Spliting data using transformer vs filter stage

Posted: Fri Oct 10, 2008 9:21 am
by girija
Hi All,

In my job I am spliting the data based on some criterion and by using filter stage.

I received the comment from the reviewer :

"It is actually more efficient to use a transformer because the transformer is compiled and the filter is interpreted and adds more overhead than the transformer".

I don't know this before.

Waiting for your comments regarding this statement.

Thanks
Girija S

Posted: Fri Oct 10, 2008 9:25 am
by ArndW
Create a job with a row generator and the column you are using to filter, run it through the filter stage and into a copy stage that has no output. Use enough rows of data so your job runs at least 10 minutes.

Change the job to a transform stage and re-run with the same amount of data.

What results do you get?

Posted: Fri Oct 10, 2008 1:21 pm
by ray.wurlod
The statement is true in version 7.5 and later.

Posted: Fri Oct 10, 2008 1:30 pm
by girija
Thanks Ray. I was just waiting for this statement.
You already mentioned earlier that they did lots of change in transformer in 7.5 and onwards.

Thanks again for your comment.

Girija S

Posted: Sat Oct 11, 2008 5:32 am
by ArndW
girija - I just spent 5 minutes testing this at Version 8

Simple RowGen -> Trans/Filter -> Copy Stage.

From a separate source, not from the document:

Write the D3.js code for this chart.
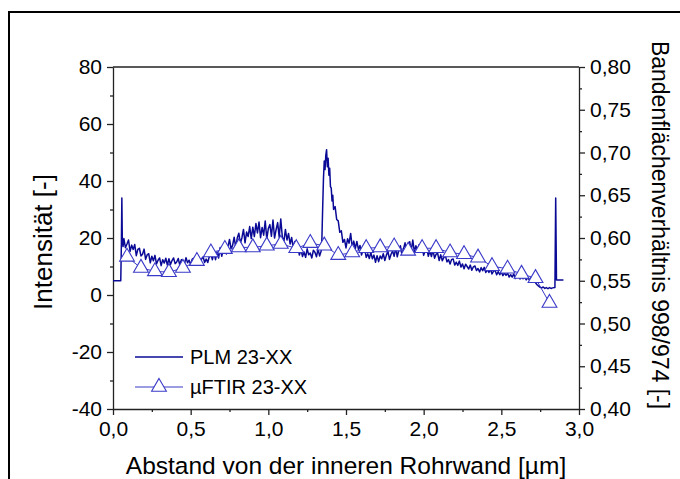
<!DOCTYPE html>
<html><head><meta charset="utf-8">
<script src="https://cdn.jsdelivr.net/npm/d3@7"></script>
<style>
html,body{margin:0;padding:0;background:#fff;}
svg{display:block;font-family:"Liberation Sans",Arial,sans-serif;}
</style></head>
<body><svg id="c" width="680" height="479"></svg>
<script>
// ---- data ----
const xTicks = [0,0.5,1,1.5,2,2.5,3];
const yLeftTicks = [-40,-20,0,20,40,60,80];
const yRightTicks = [0.40,0.45,0.50,0.55,0.60,0.65,0.70,0.75,0.80];
const seriesNames = ["PLM 23-XX","µFTIR 23-XX"];

const plmX = [0,0.05,0.054,0.057,0.060,0.065,
0.07,0.08,0.09,0.10,0.11,0.12,0.13,0.14,0.15,0.16,0.17,0.18,0.19,0.20,0.21,0.22,0.23,0.24,0.25,0.26,0.27,0.28,0.29,0.30,0.31,0.32,0.33,0.34,0.35,
0.36,0.37,0.38,0.39,0.40,0.41,0.42,0.43,0.44,0.45,0.46,0.47,0.48,0.49,0.50,0.51,0.52,0.53,0.54,0.55,0.56,0.57,0.58,0.59,0.60,0.61,0.62,0.63,0.64,0.65,
0.66,0.67,0.68,0.69,0.70,0.71,0.72,0.73,0.74,0.75,0.76,0.77,0.78,0.79,0.80,0.81,0.82,0.83,0.84,0.85,0.86,0.87,0.88,0.89,0.90,
0.91,0.92,0.93,0.94,0.95,0.96,0.97,0.98,0.99,1.00,1.01,1.02,1.03,1.04,1.05,1.06,1.07,1.08,1.09,1.10,1.11,1.12,
1.13,1.14,1.15,1.16,1.17,1.18,1.19,1.20,
1.21,1.22,1.23,1.24,1.25,1.26,1.27,1.28,1.29,1.30,1.31,1.32,1.33,1.34,
1.345,1.350,1.355,1.360,1.365,1.370,1.375,1.380,1.385,1.390,1.395,1.400,1.405,1.410,1.415,1.42,1.43,1.44,1.45,1.46,1.47,1.48,1.49,
1.50,1.51,1.52,1.53,1.54,1.55,1.56,1.57,1.58,1.59,1.60,1.61,1.62,1.63,1.64,1.65,1.66,1.67,1.68,1.69,1.70,
1.71,1.72,1.73,1.74,1.75,1.76,1.77,1.78,1.79,1.80,1.81,1.82,1.83,1.84,1.85,1.86,1.87,1.88,1.89,1.90,
1.91,1.92,1.93,1.94,1.95,1.96,1.97,1.98,1.99,2.00,2.01,2.02,2.03,2.04,2.05,2.06,2.07,2.08,2.09,2.10,
2.11,2.12,2.13,2.14,2.15,2.16,2.17,2.18,2.19,2.20,2.21,2.22,2.23,2.24,2.25,2.26,2.27,2.28,2.29,2.30,
2.31,2.32,2.33,2.34,2.35,2.36,2.37,2.38,2.39,2.40,2.41,2.42,2.43,2.44,2.45,2.46,2.47,2.48,2.49,2.50,
2.51,2.52,2.53,2.54,2.55,2.56,2.57,2.58,2.59,2.60,2.61,2.62,2.63,2.64,2.65,2.66,2.67,2.68,2.69,2.70,
2.71,2.72,2.73,2.74,2.75,2.76,2.77,2.78,2.79,2.80,2.81,2.82,2.83,2.845,2.850,2.855,2.90];

const plmY = [5,5,18,34,19,17,
19.8,16.6,17.9,19.3,15.3,17.5,16.0,17.7,13.8,16.0,16.4,13.7,14.3,16.1,12.5,14.1,14.5,11.3,13.6,12.0,13.9,10.9,12.2,13.0,10.3,12.4,11.2,12.9,10.5,
12.7,10.7,12.1,13.0,11.0,11.6,12.8,10.5,12.4,11.9,10.9,13.1,11.3,12.2,10.6,12.6,12.9,11.1,11.7,12.8,11.0,12.6,13.4,11.4,12.6,11.4,13.5,14.2,12.4,14.8,
12.4,15.1,13.0,16.7,13.6,16.0,17.8,14.4,16.9,19.5,16.2,17.4,20.3,16.6,20.0,21.7,18.1,20.1,23.0,18.3,22.1,20.5,24.0,19.8,23.8,
20.5,25.1,21.8,25.6,20.1,23.7,21.0,26.0,19.7,23.3,24.7,20.6,26.3,20.0,22.9,25.4,20.3,26.7,20.4,18.7,23.0,19.3,
21.6,17.9,20.2,16.5,18.8,15.2,16.9,14.0,
15.9,13.5,15.1,13.2,16.2,14.1,14.7,13.0,15.7,15.0,13.4,16.1,13.7,15.4,
20,31,41,47,44,49,51,45,48,42,44.5,38,37.5,33,35,30,31,26.5,26,22,22.5,18.5,19.5,
16.5,19.7,18.2,21.6,16.8,18.9,16.3,18.8,16.0,17.4,14.0,15.9,16.3,13.2,14.5,12.8,14.9,12.7,14.0,11.5,13.8,
11.7,13.7,12.7,14.5,12.1,14.0,15.3,12.5,14.3,15.4,13.6,16.5,13.4,15.7,17.3,14.2,16.2,18.3,14.7,18.0,
18.7,15.6,19.3,15.1,17.3,15.4,17.6,15.1,16.8,13.9,15.6,16.3,13.6,15.4,13.5,15.8,12.9,14.3,14.6,12.1,
14.1,12.0,13.2,13.8,11.6,12.4,10.9,12.5,12.6,10.5,11.5,10.4,11.9,9.8,10.9,9.2,10.8,10.0,9.1,10.5,
8.7,9.9,10.2,8.6,9.3,8.1,9.6,8.5,9.7,7.9,8.9,7.9,9.1,7.4,8.4,8.6,7.1,8.2,7.1,8.1,
6.8,7.8,6.9,7.7,6.3,7.1,6.3,7.4,5.8,6.6,6.8,5.6,6.5,5.7,6.5,5.3,6.0,5.3,6.1,5.3,
5.5,4.3,3.6,3.1,2.7,2.5,2.8,2.3,2.6,2.2,2.6,2.3,2.5,2.6,34,5.3,5.3];

const ftirX = [0.09,0.18,0.27,0.36,0.45,0.54,0.63,0.72,0.81,0.90,0.99,1.08,1.18,1.27,1.36,1.45,1.54,1.63,1.72,1.81,1.90,1.99,2.08,2.17,2.26,2.35,2.44,2.54,2.63,2.72,2.81];
const ftirY = [0.578,0.565,0.561,0.560,0.565,0.573,0.583,0.587,0.589,0.589,0.591,0.593,0.588,0.594,0.591,0.580,0.583,0.588,0.589,0.590,0.585,0.588,0.588,0.583,0.581,0.577,0.567,0.564,0.558,0.553,0.524];

// ---- drawing ----
const svg = d3.select("#c");
const L=113,R=579,T=67,B=409;
const x = d3.scaleLinear([0,3],[L,R]);
const yL = d3.scaleLinear([-40,80],[B,T]);
const yR = d3.scaleLinear([0.4,0.8],[B,T]);
const cPLM = "#0a0a96", cFT = "#3a3ac8";

// outer frame
svg.append("rect").attr("x",9).attr("y",12).attr("width",700).attr("height",500)
  .attr("fill","none").attr("stroke","#000").attr("stroke-width",2);

const fmtL = d => String(d);
const fmtR = d => d.toFixed(2).replace(".",",");
const fmtX = d => d.toFixed(1).replace(".",",");

function styleAxis(g, fs){
  g.selectAll("path.domain").attr("stroke","#222").attr("stroke-width",1.3);
  g.selectAll(".tick line").attr("stroke","#222").attr("stroke-width",1.3);
  g.selectAll("text").attr("font-size",fs).attr("fill","#000").attr("font-family","Liberation Sans, Arial, sans-serif");
}
const minorX = [0.25,0.75,1.25,1.75,2.25,2.75];
const minorL = [-30,-10,10,30,50,70];
const minorR = [0.425,0.475,0.525,0.575,0.625,0.675,0.725,0.775];

const gx = svg.append("g").attr("transform",`translate(0,${B})`)
  .call(d3.axisBottom(x).tickValues(xTicks).tickFormat(fmtX).tickSize(6).tickSizeOuter(0).tickPadding(6));
styleAxis(gx,21);
svg.append("g").attr("transform",`translate(0,${B})`)
  .call(d3.axisBottom(x).tickValues(minorX).tickFormat("").tickSize(3).tickSizeOuter(0))
  .call(g=>{g.select(".domain").remove(); g.selectAll("line").attr("stroke","#222").attr("stroke-width",1.3);});

const gl = svg.append("g").attr("transform",`translate(${L},0)`)
  .call(d3.axisLeft(yL).tickValues(yLeftTicks).tickFormat(fmtL).tickSize(6).tickSizeOuter(0).tickPadding(5));
styleAxis(gl,21);
svg.append("g").attr("transform",`translate(${L},0)`)
  .call(d3.axisLeft(yL).tickValues(minorL).tickFormat("").tickSize(3).tickSizeOuter(0))
  .call(g=>{g.select(".domain").remove(); g.selectAll("line").attr("stroke","#222").attr("stroke-width",1.3);});

const gr = svg.append("g").attr("transform",`translate(${R},0)`)
  .call(d3.axisRight(yR).tickValues(yRightTicks).tickFormat(fmtR).tickSize(6).tickSizeOuter(0).tickPadding(5));
styleAxis(gr,21);
svg.append("g").attr("transform",`translate(${R},0)`)
  .call(d3.axisRight(yR).tickValues(minorR).tickFormat("").tickSize(3).tickSizeOuter(0))
  .call(g=>{g.select(".domain").remove(); g.selectAll("line").attr("stroke","#222").attr("stroke-width",1.3);});

svg.append("line").attr("x1",L).attr("x2",R).attr("y1",T).attr("y2",T).attr("stroke","#222").attr("stroke-width",1.3);

// PLM line
const plm = plmX.map((v,i)=>[v,plmY[i]]);
svg.append("path").datum(plm)
  .attr("d", d3.line().x(d=>x(d[0])).y(d=>yL(d[1])))
  .attr("fill","none").attr("stroke",cPLM).attr("stroke-width",1.5).attr("stroke-linejoin","round");

// FTIR line + triangles
const ft = ftirX.map((v,i)=>[v,ftirY[i]]);
svg.append("path").datum(ft)
  .attr("d", d3.line().x(d=>x(d[0])).y(d=>yR(d[1])))
  .attr("fill","none").attr("stroke",cFT).attr("stroke-width",1);
const tri = d3.symbol().type(d3.symbolTriangle).size(95);
svg.append("g").selectAll("path").data(ft).join("path")
  .attr("d",tri).attr("transform",d=>`translate(${x(d[0])},${yR(d[1])})`)
  .attr("fill","#fff").attr("stroke",cFT).attr("stroke-width",1.1);

// legend
const lg = svg.append("g");
lg.append("line").attr("x1",135).attr("x2",183).attr("y1",357).attr("y2",357).attr("stroke",cPLM).attr("stroke-width",1.5);
lg.append("text").attr("x",190).attr("y",364).attr("font-size",20).text(seriesNames[0]);
lg.append("line").attr("x1",135).attr("x2",183).attr("y1",387).attr("y2",387).attr("stroke",cFT).attr("stroke-width",1.2);
lg.append("path").attr("d",tri).attr("transform","translate(159,387)").attr("fill","#fff").attr("stroke",cFT).attr("stroke-width",1.1);
lg.append("text").attr("x",190).attr("y",394).attr("font-size",20).text(seriesNames[1]);

// titles
svg.append("text").attr("x",346).attr("y",474).attr("text-anchor","middle").attr("font-size",24.5)
  .text("Abstand von der inneren Rohrwand [µm]");
svg.append("text").attr("transform","translate(52,242) rotate(-90)").attr("text-anchor","middle").attr("font-size",26)
  .text("Intensität [-]");
svg.append("text").attr("transform","translate(652,225) rotate(90)").attr("text-anchor","middle").attr("font-size",23)
  .text("Bandenflächenverhältnis 998/974 [-]");
</script></body></html>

The Row Generator creates one seeded Random integer column with values of 1 to 100. The Filter and Transform only pass on rows with a value of > 50, i.e. about 50% filtration/constraint rates for 10 Million rows on a 1-node configuration.

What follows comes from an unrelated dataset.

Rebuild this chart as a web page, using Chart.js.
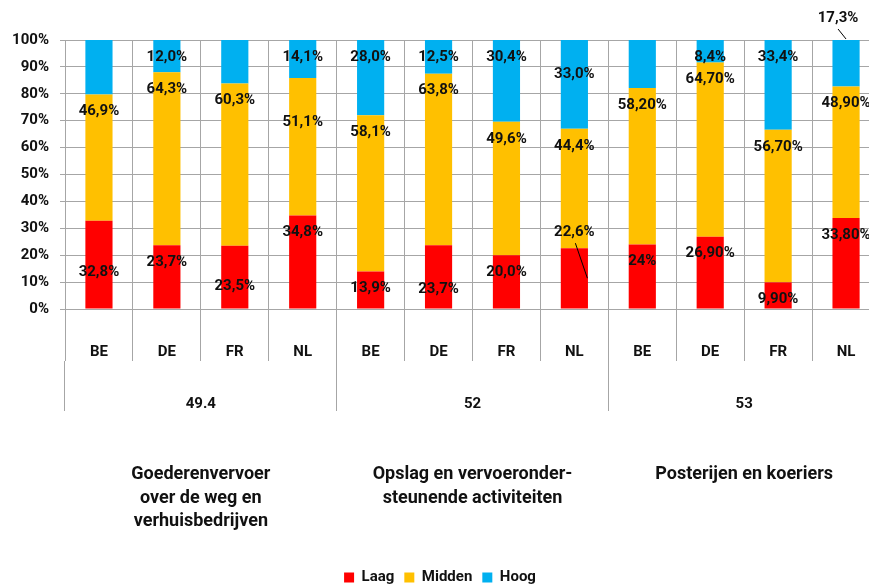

Both tests repeated several times on an otherwise unused system
~7-8 Seconds Filter Stage.
~10-11 Seconds Transform Stage.

Posted: Mon Oct 13, 2008 11:52 am
by bcarlson
We had an IBM trainer tell us the same thing, that a buildop or transformer would do the filter more efficiently than the filter stage. I am surprised at the results you are seeing, ArndW. That is very interesting...

Did you put a sleep command in your transformer to skew your results? :wink: j/k

Brad

Posted: Mon Oct 13, 2008 3:49 pm
by ray.wurlod
Would you like to repeat the tests with slightly more complex conditions, maybe an OR conjunction or a leading-wildcard LIKE condition?